AKS Deployment & Debugging
Current Infrastructure
- Ingress: AKS Application Routing add-on (ingress class
webapprouting.kubernetes.azure.com) - TLS: cert-manager v1.19+ with Let's Encrypt ClusterIssuer (HTTP-01 solver)
- Namespaces:
toygres-system(server, UI),toygres(PG instances),app-routing-system(ingress),cert-manager - Auth: AAD-enabled cluster — requires
kubelogin convert-kubeconfig -l azurecliafteraz aks get-credentials
Build & Deploy
# Build server image
source .env
az acr login --name "$TOYGRES_ACR_NAME"
docker build --platform linux/amd64 -f deploy/Dockerfile.server -t "$TOYGRES_ACR_NAME.azurecr.io/toygres-server:latest" .
docker push "$TOYGRES_ACR_NAME.azurecr.io/toygres-server:latest"
# Rollout (server is in toygres-system, not toygres)
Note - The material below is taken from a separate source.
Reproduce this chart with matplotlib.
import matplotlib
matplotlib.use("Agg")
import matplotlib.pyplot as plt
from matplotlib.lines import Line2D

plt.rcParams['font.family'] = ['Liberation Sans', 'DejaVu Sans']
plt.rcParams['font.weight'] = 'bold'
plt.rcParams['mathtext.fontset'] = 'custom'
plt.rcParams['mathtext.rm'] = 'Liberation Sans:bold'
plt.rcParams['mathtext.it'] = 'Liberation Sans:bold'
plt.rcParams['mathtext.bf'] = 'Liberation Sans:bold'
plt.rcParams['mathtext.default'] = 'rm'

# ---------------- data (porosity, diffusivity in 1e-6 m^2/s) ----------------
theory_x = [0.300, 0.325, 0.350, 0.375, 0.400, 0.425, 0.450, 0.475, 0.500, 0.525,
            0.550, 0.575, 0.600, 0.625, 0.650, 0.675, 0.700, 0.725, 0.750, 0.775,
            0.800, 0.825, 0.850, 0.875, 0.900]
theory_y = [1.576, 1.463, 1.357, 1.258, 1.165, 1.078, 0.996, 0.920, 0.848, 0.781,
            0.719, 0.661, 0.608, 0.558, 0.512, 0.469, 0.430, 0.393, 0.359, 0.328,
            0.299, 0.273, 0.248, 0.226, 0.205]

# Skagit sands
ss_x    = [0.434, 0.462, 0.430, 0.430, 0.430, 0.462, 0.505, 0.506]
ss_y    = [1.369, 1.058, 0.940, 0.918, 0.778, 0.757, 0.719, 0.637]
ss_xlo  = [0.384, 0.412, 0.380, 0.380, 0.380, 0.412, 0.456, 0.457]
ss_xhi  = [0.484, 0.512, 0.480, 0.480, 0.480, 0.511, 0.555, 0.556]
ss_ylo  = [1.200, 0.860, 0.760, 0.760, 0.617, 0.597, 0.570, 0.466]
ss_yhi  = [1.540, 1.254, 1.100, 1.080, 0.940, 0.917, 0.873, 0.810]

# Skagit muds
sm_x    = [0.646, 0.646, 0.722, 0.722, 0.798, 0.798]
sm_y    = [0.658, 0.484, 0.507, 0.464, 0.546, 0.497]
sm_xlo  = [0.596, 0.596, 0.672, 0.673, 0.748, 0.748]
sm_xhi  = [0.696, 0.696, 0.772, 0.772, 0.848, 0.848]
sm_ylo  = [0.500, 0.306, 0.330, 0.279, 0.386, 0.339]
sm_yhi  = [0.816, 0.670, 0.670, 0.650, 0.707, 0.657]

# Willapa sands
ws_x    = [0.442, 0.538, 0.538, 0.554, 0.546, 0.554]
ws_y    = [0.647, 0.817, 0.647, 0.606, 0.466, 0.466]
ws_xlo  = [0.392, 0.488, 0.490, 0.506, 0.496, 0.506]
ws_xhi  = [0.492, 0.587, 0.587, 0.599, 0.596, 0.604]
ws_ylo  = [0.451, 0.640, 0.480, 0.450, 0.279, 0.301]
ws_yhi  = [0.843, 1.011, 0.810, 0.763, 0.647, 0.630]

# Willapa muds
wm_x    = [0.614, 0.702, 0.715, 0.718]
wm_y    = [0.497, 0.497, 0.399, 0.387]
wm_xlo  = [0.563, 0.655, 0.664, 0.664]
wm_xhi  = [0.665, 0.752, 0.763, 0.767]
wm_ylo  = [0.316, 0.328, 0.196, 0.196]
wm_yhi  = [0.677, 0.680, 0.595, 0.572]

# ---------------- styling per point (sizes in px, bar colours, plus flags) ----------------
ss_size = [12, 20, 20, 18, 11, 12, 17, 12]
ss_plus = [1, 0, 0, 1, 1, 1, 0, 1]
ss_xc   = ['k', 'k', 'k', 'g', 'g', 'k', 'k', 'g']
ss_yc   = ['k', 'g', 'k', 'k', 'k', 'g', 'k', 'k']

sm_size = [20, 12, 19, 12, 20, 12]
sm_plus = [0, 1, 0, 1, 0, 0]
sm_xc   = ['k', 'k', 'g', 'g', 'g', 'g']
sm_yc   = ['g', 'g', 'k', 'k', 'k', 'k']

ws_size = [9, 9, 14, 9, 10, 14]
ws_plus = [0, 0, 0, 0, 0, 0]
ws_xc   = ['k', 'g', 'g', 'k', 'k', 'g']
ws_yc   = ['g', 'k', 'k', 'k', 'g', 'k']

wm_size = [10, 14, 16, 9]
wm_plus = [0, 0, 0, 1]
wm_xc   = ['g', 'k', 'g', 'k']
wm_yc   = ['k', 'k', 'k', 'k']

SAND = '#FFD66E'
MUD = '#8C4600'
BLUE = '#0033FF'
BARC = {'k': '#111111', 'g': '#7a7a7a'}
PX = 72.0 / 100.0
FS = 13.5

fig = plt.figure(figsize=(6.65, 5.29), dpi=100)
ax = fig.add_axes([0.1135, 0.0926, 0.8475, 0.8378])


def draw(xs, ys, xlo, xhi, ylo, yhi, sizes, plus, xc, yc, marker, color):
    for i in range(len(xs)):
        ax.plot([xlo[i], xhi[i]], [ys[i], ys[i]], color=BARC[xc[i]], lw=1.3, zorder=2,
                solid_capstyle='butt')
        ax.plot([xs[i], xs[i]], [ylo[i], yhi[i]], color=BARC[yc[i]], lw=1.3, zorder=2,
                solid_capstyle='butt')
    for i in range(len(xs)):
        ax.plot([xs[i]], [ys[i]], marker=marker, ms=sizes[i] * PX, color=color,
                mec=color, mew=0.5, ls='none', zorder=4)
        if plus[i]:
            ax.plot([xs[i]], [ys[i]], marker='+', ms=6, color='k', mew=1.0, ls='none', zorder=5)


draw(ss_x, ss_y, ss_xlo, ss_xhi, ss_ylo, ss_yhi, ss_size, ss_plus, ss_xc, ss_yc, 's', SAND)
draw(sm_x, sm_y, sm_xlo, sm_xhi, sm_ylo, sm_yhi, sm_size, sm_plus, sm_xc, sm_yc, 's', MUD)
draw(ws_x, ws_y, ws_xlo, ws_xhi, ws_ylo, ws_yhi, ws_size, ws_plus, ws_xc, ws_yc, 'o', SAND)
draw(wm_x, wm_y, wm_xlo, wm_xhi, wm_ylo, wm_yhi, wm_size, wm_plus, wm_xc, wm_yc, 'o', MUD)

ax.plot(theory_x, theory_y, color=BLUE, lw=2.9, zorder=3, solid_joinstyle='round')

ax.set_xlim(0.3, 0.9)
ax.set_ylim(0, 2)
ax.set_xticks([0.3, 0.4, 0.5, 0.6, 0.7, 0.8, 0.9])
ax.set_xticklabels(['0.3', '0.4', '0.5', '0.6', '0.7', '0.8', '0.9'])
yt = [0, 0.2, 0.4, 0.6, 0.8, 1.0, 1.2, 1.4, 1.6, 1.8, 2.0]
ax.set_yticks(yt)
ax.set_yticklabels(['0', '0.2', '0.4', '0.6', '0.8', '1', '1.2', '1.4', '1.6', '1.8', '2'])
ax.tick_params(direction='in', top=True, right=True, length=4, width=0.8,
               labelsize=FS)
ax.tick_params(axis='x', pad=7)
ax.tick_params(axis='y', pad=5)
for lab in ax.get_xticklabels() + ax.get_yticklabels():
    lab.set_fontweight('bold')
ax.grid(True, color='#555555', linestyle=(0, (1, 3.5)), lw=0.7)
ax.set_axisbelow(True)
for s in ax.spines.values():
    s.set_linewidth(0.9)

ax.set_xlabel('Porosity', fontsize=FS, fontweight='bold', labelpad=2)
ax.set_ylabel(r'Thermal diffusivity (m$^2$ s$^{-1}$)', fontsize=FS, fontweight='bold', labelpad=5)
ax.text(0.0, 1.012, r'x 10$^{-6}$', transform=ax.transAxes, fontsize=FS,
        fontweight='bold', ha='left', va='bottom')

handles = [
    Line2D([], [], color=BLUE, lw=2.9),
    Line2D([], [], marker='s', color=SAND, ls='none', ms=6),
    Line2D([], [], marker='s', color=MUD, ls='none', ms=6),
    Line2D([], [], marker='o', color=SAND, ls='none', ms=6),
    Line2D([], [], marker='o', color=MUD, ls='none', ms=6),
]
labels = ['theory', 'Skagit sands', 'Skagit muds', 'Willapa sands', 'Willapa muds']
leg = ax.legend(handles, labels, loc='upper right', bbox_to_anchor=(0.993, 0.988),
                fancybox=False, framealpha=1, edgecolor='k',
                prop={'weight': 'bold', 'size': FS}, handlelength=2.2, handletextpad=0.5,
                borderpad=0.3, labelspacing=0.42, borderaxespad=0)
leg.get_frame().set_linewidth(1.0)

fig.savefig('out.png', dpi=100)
kubectl rollout restart deployment/toygres-server -n toygres-system
kubectl rollout status deployment/toygres-server -n toygres-system
# Verify new image
kubectl get pods -n toygres-system -o jsonpath='{.items[*].status.containerStatuses[*].imageID}'
Viewing Logs
# Server logs (toygres-system namespace)
kubectl logs -n toygres-system -l app.kubernetes.io/component=server -f
# UI logs
kubectl logs -n toygres-system -l app.kubernetes.io/component=ui -f
# Instance pod logs (toygres namespace)
kubectl logs -n toygres <instance-pod-name>
# Previous crashed pod
kubectl logs -n toygres-system <pod-name> --previous
Pod Management
# Control plane pods
kubectl get pods -n toygres-system
# Instance pods and services
kubectl get pods -n toygres
kubectl get svc -n toygres
# Describe pod (see events, errors)
kubectl describe pod <pod-name> -n toygres-system
# Exec into pod
kubectl exec -it <pod-name> -n toygres-system -- /bin/sh
Ingress & TLS
# Check ingress (uses App Routing, not nginx)
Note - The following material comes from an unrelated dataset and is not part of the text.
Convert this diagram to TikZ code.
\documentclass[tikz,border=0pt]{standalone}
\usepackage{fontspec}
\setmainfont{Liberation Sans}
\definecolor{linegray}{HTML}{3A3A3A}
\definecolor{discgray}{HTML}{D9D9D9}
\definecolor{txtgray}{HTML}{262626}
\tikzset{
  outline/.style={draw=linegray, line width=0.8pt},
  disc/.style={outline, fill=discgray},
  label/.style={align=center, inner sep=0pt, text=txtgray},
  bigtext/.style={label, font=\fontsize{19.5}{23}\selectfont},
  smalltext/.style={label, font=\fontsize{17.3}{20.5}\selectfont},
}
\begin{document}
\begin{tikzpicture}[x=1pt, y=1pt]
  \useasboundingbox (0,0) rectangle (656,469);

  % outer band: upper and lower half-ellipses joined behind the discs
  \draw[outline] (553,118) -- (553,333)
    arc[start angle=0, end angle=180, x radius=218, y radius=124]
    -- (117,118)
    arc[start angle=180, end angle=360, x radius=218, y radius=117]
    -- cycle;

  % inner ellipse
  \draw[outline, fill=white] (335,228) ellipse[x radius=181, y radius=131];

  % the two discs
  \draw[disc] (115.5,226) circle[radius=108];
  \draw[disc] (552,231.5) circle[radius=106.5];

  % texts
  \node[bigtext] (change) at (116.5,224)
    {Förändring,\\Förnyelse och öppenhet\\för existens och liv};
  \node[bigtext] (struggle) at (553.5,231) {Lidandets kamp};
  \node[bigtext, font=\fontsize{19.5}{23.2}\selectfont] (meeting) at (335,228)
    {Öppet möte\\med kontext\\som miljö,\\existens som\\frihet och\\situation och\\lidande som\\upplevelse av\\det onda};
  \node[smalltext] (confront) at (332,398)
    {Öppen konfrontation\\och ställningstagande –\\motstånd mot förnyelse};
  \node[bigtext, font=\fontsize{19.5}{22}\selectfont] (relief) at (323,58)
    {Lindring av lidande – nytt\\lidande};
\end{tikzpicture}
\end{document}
kubectl get ingress -n toygres-system
kubectl describe ingress toygres-ingress -n toygres-system
# Check Let's Encrypt certificate
kubectl get certificate -n toygres-system
kubectl describe certificate -n toygres-system
# Check cert-manager ClusterIssuer
kubectl get clusterissuer letsencrypt-prod -o yaml
# App Routing controller pods
kubectl get pods -n app-routing-system
The App Routing add-on runs on the system node pool and manages its own nginx controller. HTTP-01 challenges require port 80 reachable from the internet on the App Routing LB IP.
Common Issues
Pod CrashLoopBackOff
kubectl logs <pod-name> -n toygres-system --previous
# Common causes: DATABASE_URL wrong, missing secrets, port conflict
Image Not Updating
# Force pull latest
kubectl rollout restart deployment/toygres-server -n toygres-system
Image Pull Errors (401 Unauthorized)
Check that the image references the correct ACR hostname. Hardcoded ACR names in code:
deploy_postgres.rs,deploy_postgres_v2.rs,deploy_postgres_from_pvc.rs—DEFAULT_PG_DURABLE_REGISTRYapi.rs—TOYGRES_ACR_HOSTfallback
Azure Workload Identity / azcopy 403 Errors
azcopy login --identity uses VM-based managed identity (IMDS), not AKS workload identity.
Fix: Use --login-type=workload explicitly:
azcopy login --login-type=workload
LoadBalancer IP Timeout
LB external IP assignment can take 30-90+ seconds. Code that polls for LB IPs (get_connection_strings.rs) must wait at least 120 seconds. DNS propagation adds another 30-60 seconds on top.
// Sufficient iterations: 24 × 5s = 120s
for attempt in 1..=24 {
// check for external IP
tokio::time::sleep(Duration::from_secs(5)).await;
}